I have no idea what conclusion Stars will draw from this decline. While I fully accept they have more relevant data than I have and are better placed to come to meaningful conclusions, I do hope the lesson they take is not the one I heard murmurings of from Stars personnel (that Malta simply doesn't work as a stop). I personally see no reason to believe that Malta is a tough destination to sell at this time of year, even to people without lots of friends on the island. This week's Battle of Malta is expected to be a big success for 888.
I've been told by people inside Stars that the concerns and criticisms raised by myself and others after Barcelona were listened to. That's nice, but maybe Stars would have been better served making some sort of public nos culpa statement after Barcelona that acknowledged that mistakes had been made and endeavours would be made to prevent them being repeated. Actions may speak louder than words, but sometimes we want to hear those words too. So many regs and recs who said "Never again" after Barcelona were notably absent from Malta. It's nice that Malta was a much better run affair, but how are the people who didn't show up to know that?
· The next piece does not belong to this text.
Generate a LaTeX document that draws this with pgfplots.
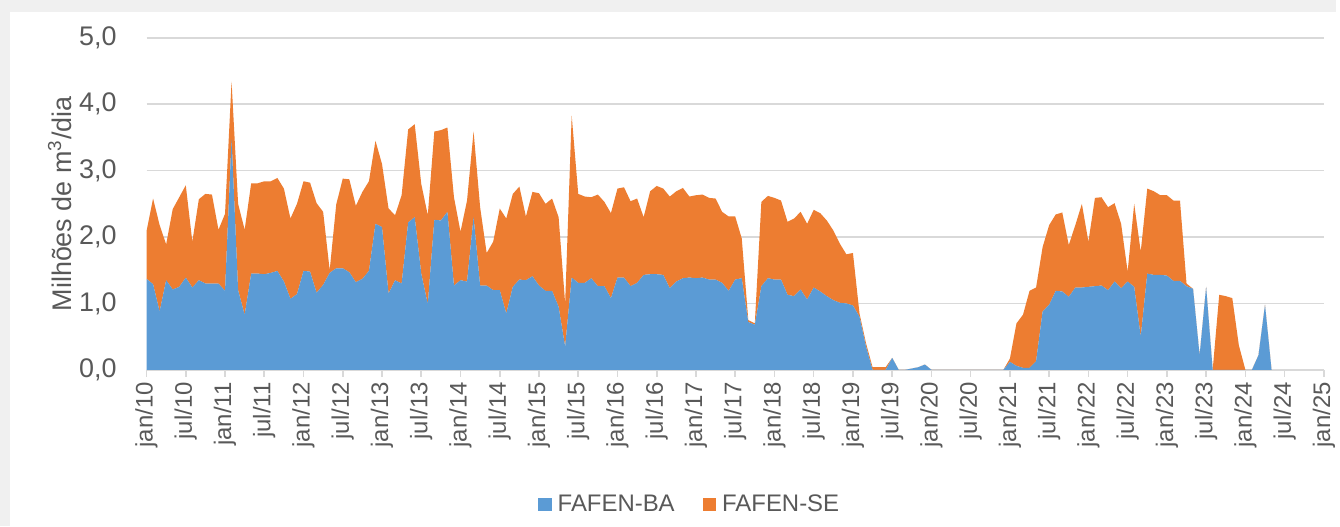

I believe that if Stars think the "failure" of Malta (and I heard from several Stars people it was seen as such, to the point that we will never see a Stars event on this scale on the island again) is just "because Malta", they are totally missing the point. I fully believe if they just shuffle the tour stop destinations they are running a fools errand, a race that can never be won, a race that was lost before the starting gun even sounded.